Practically all of the conifers in the park are restricted in distribution to certain quite characteristic elevations. This is also true with the Lodgepole Pines to a large extent. They are high mountain trees preferring elevations between 7000 and 10,000 feet. However, they are found both above and below this belt, occasionally quite abundantly, but more frequently sparsely scattered along the water courses. In Yosemite Valley at an elevation of 4000 feet, many typical specimens occur along the Merced River near Yosemite Lodge and Camp 19 [Editor’s note: former employee campground between Sentinel Bridge and Housekeeping Camp—dea] . The Glacier Point road passes through a fine Lodgepole Pine forest in the meadows on both sides of Bridalveil Creek.

This species conforms so strictly to the generalized pine type as to be undistinguished and unpretentious in shape under ordinary conditions especially when found in dense thickets. But just below timber-line it forms small, flat-topped, many trunked trees growing in small clumps and varies so far from the dense forest type as to be frequently mistaken for a different species. Here storm-battered and scarred Lodgepole Pines are sometimes found in semi-prostrate forms so characteristic of trees that brave the gales and drifting snows of winter.

When crowded together, they grow exceptionally tall and slender with perfect, narrowly conical spires. Trees fifty feet high with diameters of five or six inches are not uncommon in such habitats. It was due to these slender trunks that they were named Lodgepole Pines by Lewis and Clark. Indians of the Great Plains journeyed to the Rocky Mountains to obtain such slender poles for their lodges or tepees. In the open groves near timber-line or when standing alone at lower elevations the trunks attain diameters of two or three feet. Whether crowded or solitary, they are never tall trees; the average height when mature is about sixty feet. Occasionally a large specimen occurs, for one sixty-two inches in diameter has been measured in Yosemite on Merced Pass trail near Moraine Meadows Such large trees may reach ages of 200 to 300 years, but the average mature lodgepole is from 100 to 200 years old.

The principal distinguishing characteristic of Lodgepole Pines necessitates examination of the foliage. Each bundle is found to consist of two needles. The leaves of no other pine in Yosemite are in bundles of two.

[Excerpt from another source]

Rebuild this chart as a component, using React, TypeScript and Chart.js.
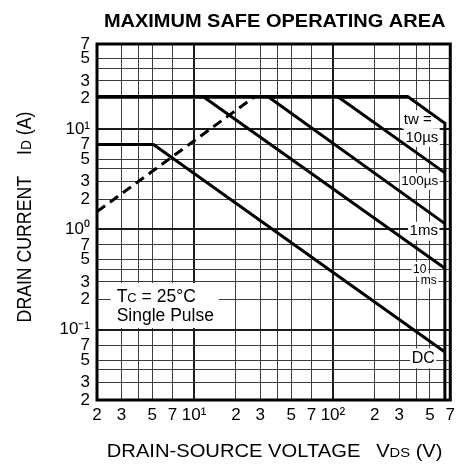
import React, { useEffect, useRef } from 'react';
import { Chart, registerables } from 'chart.js';

Chart.register(...registerables);

const FONT = '"Liberation Sans", Arial, Helvetica, sans-serif';

// ---- axes ----
const xTickValues = [2, 3, 4, 5, 7, 10, 20, 30, 40, 50, 70, 100, 200, 300, 400, 500, 700];
const xTickLabels = ['2', '3', '', '5', '7', '10¹', '2', '3', '', '5', '7', '10²', '2', '3', '', '5', '7'];
const yTickValues = [0.02, 0.03, 0.04, 0.05, 0.07, 0.1, 0.2, 0.3, 0.4, 0.5, 0.7, 1, 2, 3, 4, 5, 7, 10, 20, 30, 40, 50, 70];
const yTickLabels = ['2', '3', '', '5', '7', '10⁻¹', '2', '3', '', '5', '7', '10⁰', '2', '3', '', '5', '7', '10¹', '2', '3', '', '5', '7'];

// ---- series: VDS (V) -> ID (A) ----
const limit10usV = [2, 345, 640, 640];
const limit10usI = [21, 21, 11.4, 0.02];
const limit100usV = [108, 640];
const limit100usI = [21, 3.65];
const limit1msV = [34, 640];
const limit1msI = [21, 1.14];
const limit10msV = [11.6, 640];
const limit10msI = [21, 0.41];
const limitDCV = [2, 5.1, 640];
const limitDCI = [7, 7, 0.06];
const rdsLimitV = [2, 27.4];
const rdsLimitI = [1.5, 21];

// ---- curve labels ----
const pulseLabels = ['tw =', '10µs', '100µs', '1ms', '10', 'ms', 'DC'];
const pulseLabelV = [408, 437, 422, 451, 422, 490, 447];
const pulseLabelI = [12.4, 8.2, 3.0, 0.96, 0.4, 0.305, 0.052];
const pulseLabelSize = [15, 15, 13.5, 15, 12, 12, 16];

// ---- condition note ----
const noteV = 2.77;
const noteLine1I = 0.217;
const noteLine2I = 0.14;

const toPts = (xs: number[], ys: number[]) => xs.map((x, i) => ({ x, y: ys[i] }));

type Run = { t: string; s: number; gap?: number; bold?: boolean };

function runsWidth(ctx: CanvasRenderingContext2D, runs: Run[]) {
  let w = 0;
  for (const r of runs) {
    if (r.gap) { w += r.gap; continue; }
    ctx.font = `${r.bold ? 'bold ' : ''}${r.s}px ${FONT}`;
    w += ctx.measureText(r.t).width;
  }
  return w;
}

function drawRuns(ctx: CanvasRenderingContext2D, runs: Run[], x: number, y: number) {
  let cx = x;
  ctx.textAlign = 'left';
  ctx.textBaseline = 'alphabetic';
  for (const r of runs) {
    if (r.gap) { cx += r.gap; continue; }
    ctx.font = `${r.bold ? 'bold ' : ''}${r.s}px ${FONT}`;
    ctx.fillText(r.t, cx, y);
    cx += ctx.measureText(r.t).width;
  }
}

const decade = (v: number) => Math.abs(Math.log10(v) - Math.round(Math.log10(v))) < 1e-6;
const findIdx = (arr: number[], v: number) => arr.findIndex((t) => Math.abs(t - v) / t < 1e-6);

const annotPlugin = {
  id: 'soaAnnot',
  beforeDatasetsDraw(chart: any) {
    const { ctx, scales } = chart;
    const x = scales.x;
    const y = scales.y;
    ctx.save();
    // curve labels with white backing
    pulseLabels.forEach((t, i) => {
      const px = x.getPixelForValue(pulseLabelV[i]);
      const py = y.getPixelForValue(pulseLabelI[i]);
      const s = pulseLabelSize[i];
      ctx.font = `${s}px ${FONT}`;
      const w = ctx.measureText(t).width;
      const h = s * 0.62;
      ctx.fillStyle = '#fff';
      ctx.fillRect(px - w / 2 - 1.5, py - h, w + 3, 2 * h);
      ctx.fillStyle = '#000';
      ctx.textAlign = 'center';
      ctx.textBaseline = 'middle';
      ctx.fillText(t, px, py);
    });
    // condition note
    const l1: Run[] = [{ t: 'T', s: 17.5 }, { t: 'C', s: 13 }, { t: ' = 25°C', s: 17.5 }];
    const l2: Run[] = [{ t: 'Single Pulse', s: 17.5 }];
    const nx = x.getPixelForValue(noteV);
    const ny1 = y.getPixelForValue(noteLine1I);
    const ny2 = y.getPixelForValue(noteLine2I);
    const w = Math.max(runsWidth(ctx, l1), runsWidth(ctx, l2));
    ctx.fillStyle = '#fff';
    ctx.fillRect(nx - 6, ny1 - 13, w + 11, ny2 - ny1 + 26);
    ctx.fillStyle = '#000';
    drawRuns(ctx, l1, nx, ny1 + 0.358 * 17.5);
    drawRuns(ctx, l2, nx, ny2 + 0.358 * 17.5);
    ctx.restore();
  },
  afterDatasetsDraw(chart: any) {
    const { ctx, chartArea } = chart;
    const { left, right, top, bottom } = chartArea;
    ctx.save();
    // frame
    ctx.strokeStyle = '#000';
    ctx.lineWidth = 3;
    ctx.strokeRect(left, top, right - left, bottom - top);
    ctx.fillStyle = '#000';
    const cxm = (left + right) / 2 + 1;

    // chart title
    const tRuns: Run[] = [{ t: 'MAXIMUM SAFE OPERATING AREA', s: 18, bold: true }];
    const tw = runsWidth(ctx, tRuns);
    ctx.save();
    ctx.translate(cxm, 26.7);
    ctx.scale(1.11, 1);
    drawRuns(ctx, tRuns, -tw / 2, 0);
    ctx.restore();

    // x title
    const xRuns: Run[] = [
      { t: 'DRAIN-SOURCE VOLTAGE', s: 18.5 },
      { t: '', s: 0, gap: 14.5 },
      { t: 'V', s: 18.5 },
      { t: 'DS', s: 13.5 },
      { t: ' (V)', s: 18.5 },
    ];
    const xw = runsWidth(ctx, xRuns);
    ctx.save();
    ctx.translate(cxm, 456.7);
    ctx.scale(1.09, 1);
    drawRuns(ctx, xRuns, -xw / 2, 0);
    ctx.restore();

    // y title
    const yRuns: Run[] = [
      { t: 'DRAIN CURRENT', s: 17.7 },
      { t: '', s: 0, gap: 21 },
      { t: 'I', s: 17.7 },
      { t: 'D', s: 13.8 },
      { t: ' (A)', s: 17.7 },
    ];
    const yw = runsWidth(ctx, yRuns);
    ctx.save();
    ctx.translate(24, (top + bottom) / 2 - 5);
    ctx.scale(1.1, 1);
    ctx.rotate(-Math.PI / 2);
    drawRuns(ctx, yRuns, -yw / 2, 0.358 * 17.7);
    ctx.restore();

    ctx.restore();
  },
};

export default function App() {
  const ref = useRef<HTMLCanvasElement>(null);
  useEffect(() => {
    const canvas = ref.current;
    if (!canvas) return;
    const gridWidth = (c: any) => (c.tick && decade(c.tick.value) ? 2 : 1);
    const gridColor = (c: any) => (c.tick && decade(c.tick.value) ? '#1c1c1c' : '#3c3c3c');
    const line = (data: any[], dash: number[] = []) => ({
      data,
      borderColor: '#000',
      backgroundColor: '#000',
      borderWidth: 3,
      pointRadius: 0,
      borderDash: dash,
      fill: false,
      tension: 0,
      borderJoinStyle: 'miter',
    });
    const chart = new Chart(canvas, {
      type: 'line',
      data: {
        datasets: [
          line(toPts(limit10usV, limit10usI)),
          line(toPts(limit100usV, limit100usI)),
          line(toPts(limit1msV, limit1msI)),
          line(toPts(limit10msV, limit10msI)),
          line(toPts(limitDCV, limitDCI)),
          line(toPts(rdsLimitV, rdsLimitI), [10, 6]),
        ] as any,
      },
      options: {
        responsive: true,
        maintainAspectRatio: false,
        animation: false,
        events: [],
        layout: { padding: { top: 44, right: 9, left: 0, bottom: 0 } },
        plugins: {
          legend: { display: false },
          tooltip: { enabled: false },
          title: { display: false },
        },
        scales: {
          x: {
            type: 'logarithmic',
            min: 2,
            max: 700,
            afterBuildTicks: (s: any) => {
              s.ticks = xTickValues.map((v) => ({ value: v }));
            },
            afterFit: (s: any) => {
              s.height = 73;
            },
            ticks: {
              autoSkip: false,
              maxRotation: 0,
              minRotation: 0,
              padding: 5,
              color: '#000',
              font: { family: FONT, size: 17 },
              callback: (v: any) => {
                const i = findIdx(xTickValues, Number(v));
                return i >= 0 ? xTickLabels[i] : '';
              },
            },
            grid: { drawTicks: false, color: gridColor, lineWidth: gridWidth },
            border: { display: false },
          },
          y: {
            type: 'logarithmic',
            min: 0.02,
            max: 70,
            afterBuildTicks: (s: any) => {
              s.ticks = yTickValues.map((v) => ({ value: v }));
            },
            afterFit: (s: any) => {
              s.width = 97;
            },
            ticks: {
              autoSkip: false,
              padding: 7,
              color: '#000',
              font: { family: FONT, size: 17 },
              callback: (v: any) => {
                const i = findIdx(yTickValues, Number(v));
                return i >= 0 ? yTickLabels[i] : '';
              },
            },
            grid: { drawTicks: false, color: gridColor, lineWidth: gridWidth },
            border: { display: false },
          },
        },
      } as any,
      plugins: [annotPlugin],
    });
    return () => chart.destroy();
  }, []);
  return (
    <div style={{ position: 'fixed', left: 0, top: 0, width: 460, height: 473, background: '#fff' }}>
      <canvas ref={ref} />
    </div>
  );
}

From a distance, the trees are recognizable by the short needles that loosely clothe the upcurving ends of the slender much divided branches, and by the thin, yellow, or grayish, scaly bark.

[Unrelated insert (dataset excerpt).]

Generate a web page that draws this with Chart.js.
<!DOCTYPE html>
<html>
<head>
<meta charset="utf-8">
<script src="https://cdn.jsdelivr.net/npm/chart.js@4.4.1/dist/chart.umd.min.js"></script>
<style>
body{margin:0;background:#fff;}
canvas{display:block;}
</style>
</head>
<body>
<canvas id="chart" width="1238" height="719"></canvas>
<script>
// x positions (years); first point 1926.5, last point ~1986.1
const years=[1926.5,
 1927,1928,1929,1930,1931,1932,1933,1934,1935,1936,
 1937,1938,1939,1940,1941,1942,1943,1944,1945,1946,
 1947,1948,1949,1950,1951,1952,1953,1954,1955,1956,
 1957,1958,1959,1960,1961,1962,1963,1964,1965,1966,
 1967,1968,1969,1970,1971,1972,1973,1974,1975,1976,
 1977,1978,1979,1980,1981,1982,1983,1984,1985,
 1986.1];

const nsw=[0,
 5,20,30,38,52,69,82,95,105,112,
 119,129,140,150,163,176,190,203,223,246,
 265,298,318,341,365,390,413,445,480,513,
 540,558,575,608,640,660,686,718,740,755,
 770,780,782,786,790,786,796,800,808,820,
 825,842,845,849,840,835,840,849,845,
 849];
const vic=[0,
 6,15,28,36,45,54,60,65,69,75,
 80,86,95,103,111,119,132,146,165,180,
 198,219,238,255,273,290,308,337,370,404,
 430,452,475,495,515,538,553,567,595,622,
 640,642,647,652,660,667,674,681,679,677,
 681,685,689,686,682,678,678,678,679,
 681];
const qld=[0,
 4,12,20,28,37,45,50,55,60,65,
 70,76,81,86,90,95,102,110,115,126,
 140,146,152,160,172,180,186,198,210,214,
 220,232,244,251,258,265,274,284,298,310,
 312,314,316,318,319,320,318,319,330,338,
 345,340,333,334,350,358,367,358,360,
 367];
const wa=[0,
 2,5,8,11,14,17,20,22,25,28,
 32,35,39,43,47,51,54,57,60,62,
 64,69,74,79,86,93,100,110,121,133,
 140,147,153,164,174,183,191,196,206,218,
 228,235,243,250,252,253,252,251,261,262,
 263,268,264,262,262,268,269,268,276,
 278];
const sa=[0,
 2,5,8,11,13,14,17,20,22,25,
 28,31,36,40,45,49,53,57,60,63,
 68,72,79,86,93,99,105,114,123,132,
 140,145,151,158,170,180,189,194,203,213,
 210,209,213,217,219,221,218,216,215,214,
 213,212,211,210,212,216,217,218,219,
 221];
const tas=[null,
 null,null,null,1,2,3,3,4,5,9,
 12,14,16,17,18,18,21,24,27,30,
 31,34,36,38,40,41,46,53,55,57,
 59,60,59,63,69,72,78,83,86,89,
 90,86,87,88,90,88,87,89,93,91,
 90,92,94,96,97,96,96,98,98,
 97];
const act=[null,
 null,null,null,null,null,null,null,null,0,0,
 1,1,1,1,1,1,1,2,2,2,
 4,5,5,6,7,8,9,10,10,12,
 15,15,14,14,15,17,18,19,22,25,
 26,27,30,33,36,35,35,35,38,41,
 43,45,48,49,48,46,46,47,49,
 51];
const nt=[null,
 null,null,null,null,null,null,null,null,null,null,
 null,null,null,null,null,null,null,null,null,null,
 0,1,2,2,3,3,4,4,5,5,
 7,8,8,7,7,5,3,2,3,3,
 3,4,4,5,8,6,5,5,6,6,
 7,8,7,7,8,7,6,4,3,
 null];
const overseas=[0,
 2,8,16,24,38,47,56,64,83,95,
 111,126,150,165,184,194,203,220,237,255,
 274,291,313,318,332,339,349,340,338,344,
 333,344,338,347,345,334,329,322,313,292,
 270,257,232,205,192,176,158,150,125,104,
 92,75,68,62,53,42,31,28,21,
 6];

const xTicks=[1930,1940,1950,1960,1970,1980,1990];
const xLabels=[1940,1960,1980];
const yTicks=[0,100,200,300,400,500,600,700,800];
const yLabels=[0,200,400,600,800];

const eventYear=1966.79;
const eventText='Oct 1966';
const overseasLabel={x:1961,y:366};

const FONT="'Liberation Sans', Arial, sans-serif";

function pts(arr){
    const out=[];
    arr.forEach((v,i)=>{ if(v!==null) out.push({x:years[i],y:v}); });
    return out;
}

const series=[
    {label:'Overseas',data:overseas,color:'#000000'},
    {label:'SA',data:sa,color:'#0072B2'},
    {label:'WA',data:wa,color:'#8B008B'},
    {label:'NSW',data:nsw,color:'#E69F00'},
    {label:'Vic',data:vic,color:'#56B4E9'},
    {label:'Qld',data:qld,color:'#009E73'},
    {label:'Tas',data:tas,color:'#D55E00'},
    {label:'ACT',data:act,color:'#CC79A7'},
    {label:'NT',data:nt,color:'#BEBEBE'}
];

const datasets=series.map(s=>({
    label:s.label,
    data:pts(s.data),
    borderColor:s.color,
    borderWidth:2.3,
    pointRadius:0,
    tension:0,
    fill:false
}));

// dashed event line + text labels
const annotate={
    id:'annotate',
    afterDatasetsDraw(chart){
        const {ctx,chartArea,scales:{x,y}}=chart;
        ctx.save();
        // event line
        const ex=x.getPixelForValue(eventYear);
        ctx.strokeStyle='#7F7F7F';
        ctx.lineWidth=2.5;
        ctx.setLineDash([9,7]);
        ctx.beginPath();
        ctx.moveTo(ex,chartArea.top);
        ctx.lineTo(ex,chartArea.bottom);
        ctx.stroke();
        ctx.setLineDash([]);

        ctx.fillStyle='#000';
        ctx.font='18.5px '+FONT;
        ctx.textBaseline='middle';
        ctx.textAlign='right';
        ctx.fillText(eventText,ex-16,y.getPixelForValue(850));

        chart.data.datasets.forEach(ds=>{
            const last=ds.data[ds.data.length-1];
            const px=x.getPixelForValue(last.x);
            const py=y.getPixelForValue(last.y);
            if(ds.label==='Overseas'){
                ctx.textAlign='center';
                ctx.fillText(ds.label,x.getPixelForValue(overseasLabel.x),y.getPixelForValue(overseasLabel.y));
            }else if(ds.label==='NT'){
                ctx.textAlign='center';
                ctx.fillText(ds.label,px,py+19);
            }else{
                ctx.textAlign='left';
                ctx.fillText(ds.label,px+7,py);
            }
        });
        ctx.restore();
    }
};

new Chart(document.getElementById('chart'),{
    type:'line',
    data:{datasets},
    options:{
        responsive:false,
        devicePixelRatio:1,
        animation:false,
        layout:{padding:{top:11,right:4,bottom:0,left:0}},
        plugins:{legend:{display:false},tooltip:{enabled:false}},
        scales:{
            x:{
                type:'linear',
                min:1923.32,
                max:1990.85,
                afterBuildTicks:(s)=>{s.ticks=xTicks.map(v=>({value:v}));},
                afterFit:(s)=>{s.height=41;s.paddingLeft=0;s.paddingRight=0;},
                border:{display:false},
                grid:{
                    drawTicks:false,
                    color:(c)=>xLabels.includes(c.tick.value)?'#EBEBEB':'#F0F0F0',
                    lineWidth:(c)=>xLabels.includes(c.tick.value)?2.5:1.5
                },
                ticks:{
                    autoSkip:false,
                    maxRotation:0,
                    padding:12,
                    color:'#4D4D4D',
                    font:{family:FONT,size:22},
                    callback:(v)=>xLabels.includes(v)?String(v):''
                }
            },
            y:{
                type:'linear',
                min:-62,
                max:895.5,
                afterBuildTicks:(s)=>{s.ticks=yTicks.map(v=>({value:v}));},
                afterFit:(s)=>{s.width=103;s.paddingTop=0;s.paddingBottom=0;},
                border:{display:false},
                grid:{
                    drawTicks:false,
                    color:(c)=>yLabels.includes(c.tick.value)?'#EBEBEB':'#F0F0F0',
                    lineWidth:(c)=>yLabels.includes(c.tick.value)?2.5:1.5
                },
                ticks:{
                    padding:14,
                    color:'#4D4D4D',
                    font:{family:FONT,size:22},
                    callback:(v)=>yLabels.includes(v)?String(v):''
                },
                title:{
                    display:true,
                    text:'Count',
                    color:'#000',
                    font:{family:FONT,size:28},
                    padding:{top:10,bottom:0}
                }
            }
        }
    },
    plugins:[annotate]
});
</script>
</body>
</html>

Having a very thin bark, this two-needle pine is damaged by fire more easily than most other conifers. Ground fires which may not affect thick-barked trees, kill lodgepoles. Very frequently, due to the abundance of yellow resin on the bark and the presence of many dead branches low on the trunk, a ground fire takes hold, rapidly runs up the bark igniting the dry dead boughs, and quickly shoots into the crown so that even green trees catch fire readily. The “Ghost Forests” of Lodgepole Pines along the Tioga Road have resulted not from fire but from the ravages of insects, the needleminers, which attacked the foliage, and ultimately killed hundreds of thousands of trees in these Lodgepole Pine forests. The leaves are short (one to two and one-half inches long), stout, bright yellow-green, and flattened in comparison with the needles of other Yosemite pines. Intermixed, and partially hidden within the leaves, grow the small cones which remain attached to the branches for several seasons after the seeds have been shed.

Although never large trees and not outstanding in any way excepting by the number of needles, Lodgepole Pines are, nevertheless, admired by mountaineers for their indomitable spirit in conquering and holding great expanses of inhospitable mountains, where evening memories of starlit skies seen through the blurred cloud of Lodgepole Pine foliage recur to brighten tedious days and to hasten the return to their midst.